The methodological quality of primary studies was generally poor. Most studies were rated at moderate or high risk of attrition bias and sampling bias as a result of failure to quantify missing outcome or prognostic data, especially in retrospective studies, where case notes with missing information are less likely to have been available. This may have affected our results where information was missing in a non-random manner. Similarly, risk of confounding was moderate to high in the majority of studies. Only one study explored the influence of age on AG levels, and stratification was not employed by any study; the risk of confounding affecting the review outcome is therefore high. Several studies did not report relevant effect measures, such as OR, AUC or mean difference or failed to provide confidence intervals, leading to exclusion from this review. Furthermore, the overall severity of illness in the study cohort was sometimes not quantified by means of an accepted disease severity score, such as the Acute Physiology and Chronic Health Evaluation II (APACHE II), Sequential Organ Failure Assessment (SOFA) score or Injury Severity Score (ISS) in trauma patients. No studies reported short-term mortality outcomes, which may have been more appropriate as naturally the prognosis in critical care patients is heavily influenced by clinical interventions undertaken during the inpatient stay. Shapiro and colleagues found that a single lactate level drawn on admission has good discriminatory power to predict 3-day mortality (AUC = 0.8) but poor discriminatory power to predict 28-day mortality (AUC = 0.67) [36]. Lastly, few studies stated the types of intravenous fluids used and no study included the quantity of intravenous fluid used as a variable in multivariate analysis.

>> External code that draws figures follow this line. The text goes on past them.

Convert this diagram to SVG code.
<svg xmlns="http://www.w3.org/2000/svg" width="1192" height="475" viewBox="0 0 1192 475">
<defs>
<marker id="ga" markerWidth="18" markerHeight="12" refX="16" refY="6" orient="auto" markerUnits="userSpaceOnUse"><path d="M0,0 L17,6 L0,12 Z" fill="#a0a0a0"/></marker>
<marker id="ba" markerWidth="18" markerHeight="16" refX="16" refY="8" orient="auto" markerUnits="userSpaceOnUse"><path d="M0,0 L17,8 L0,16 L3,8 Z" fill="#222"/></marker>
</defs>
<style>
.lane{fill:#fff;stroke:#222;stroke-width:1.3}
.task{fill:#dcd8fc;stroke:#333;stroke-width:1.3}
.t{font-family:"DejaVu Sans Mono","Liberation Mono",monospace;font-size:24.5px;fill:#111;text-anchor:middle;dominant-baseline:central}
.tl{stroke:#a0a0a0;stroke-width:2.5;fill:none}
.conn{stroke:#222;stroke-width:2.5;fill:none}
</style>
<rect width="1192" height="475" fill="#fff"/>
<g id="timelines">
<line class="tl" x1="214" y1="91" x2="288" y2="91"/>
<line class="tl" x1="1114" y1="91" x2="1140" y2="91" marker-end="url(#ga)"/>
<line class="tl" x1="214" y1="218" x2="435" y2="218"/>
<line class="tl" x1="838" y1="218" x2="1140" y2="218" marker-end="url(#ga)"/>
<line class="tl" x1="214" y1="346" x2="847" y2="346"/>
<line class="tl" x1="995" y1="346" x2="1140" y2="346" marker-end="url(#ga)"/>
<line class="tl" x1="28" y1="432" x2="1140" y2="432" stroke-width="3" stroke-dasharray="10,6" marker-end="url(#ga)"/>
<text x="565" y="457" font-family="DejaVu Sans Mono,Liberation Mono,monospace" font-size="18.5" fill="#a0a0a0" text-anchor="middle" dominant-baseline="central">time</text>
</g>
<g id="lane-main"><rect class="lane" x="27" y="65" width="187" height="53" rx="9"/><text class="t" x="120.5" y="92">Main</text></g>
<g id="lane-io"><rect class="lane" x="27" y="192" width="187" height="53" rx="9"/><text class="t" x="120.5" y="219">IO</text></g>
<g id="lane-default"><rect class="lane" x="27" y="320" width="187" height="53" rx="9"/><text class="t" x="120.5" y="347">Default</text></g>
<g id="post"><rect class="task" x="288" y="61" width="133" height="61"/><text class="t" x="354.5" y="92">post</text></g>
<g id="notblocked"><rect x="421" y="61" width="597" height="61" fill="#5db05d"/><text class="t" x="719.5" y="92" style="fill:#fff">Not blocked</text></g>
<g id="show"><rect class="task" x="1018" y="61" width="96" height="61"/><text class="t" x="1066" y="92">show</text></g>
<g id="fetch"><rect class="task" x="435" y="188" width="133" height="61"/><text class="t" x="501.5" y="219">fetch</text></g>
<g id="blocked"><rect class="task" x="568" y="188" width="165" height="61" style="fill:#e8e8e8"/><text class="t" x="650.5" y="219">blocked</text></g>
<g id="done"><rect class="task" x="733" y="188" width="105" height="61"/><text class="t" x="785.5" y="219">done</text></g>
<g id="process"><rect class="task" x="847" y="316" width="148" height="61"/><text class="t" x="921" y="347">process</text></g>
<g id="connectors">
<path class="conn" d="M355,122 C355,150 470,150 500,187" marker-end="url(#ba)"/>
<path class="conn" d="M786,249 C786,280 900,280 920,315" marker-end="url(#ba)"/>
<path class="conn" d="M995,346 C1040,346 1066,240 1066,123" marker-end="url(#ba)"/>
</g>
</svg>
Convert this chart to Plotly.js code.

The high degree of unexplained statistical heterogeneity, considerable diversity between patient cohorts and poor quality of primary studies, in particular the high risk of attrition bias and confounding, impact on the overall strength of evidence of this systematic review and meta-analysis. The majority of studies reported here do not support the use of the AG as a predictor of 31-day mortality, in-ICU mortality or in-hospital mortality. Therefore, based on the available evidence, the use of a single AG measurement for risk stratification in critically ill patients cannot be recommended. Further high quality research would be required to conclusively determine the validity of the AG as a predictor of mortality. However, the probable influence of intravenous fluids on AG levels and the substantial baseline variability between AG levels among healthy individuals may render the use of the AG problematic in clinical practice. In light of the growing body of evidence supporting the use of lactate concentration for monitoring of critically ill patients, it may be more worthwhile to focus efforts on increasing the capacity for lactate measurement in low resource settings.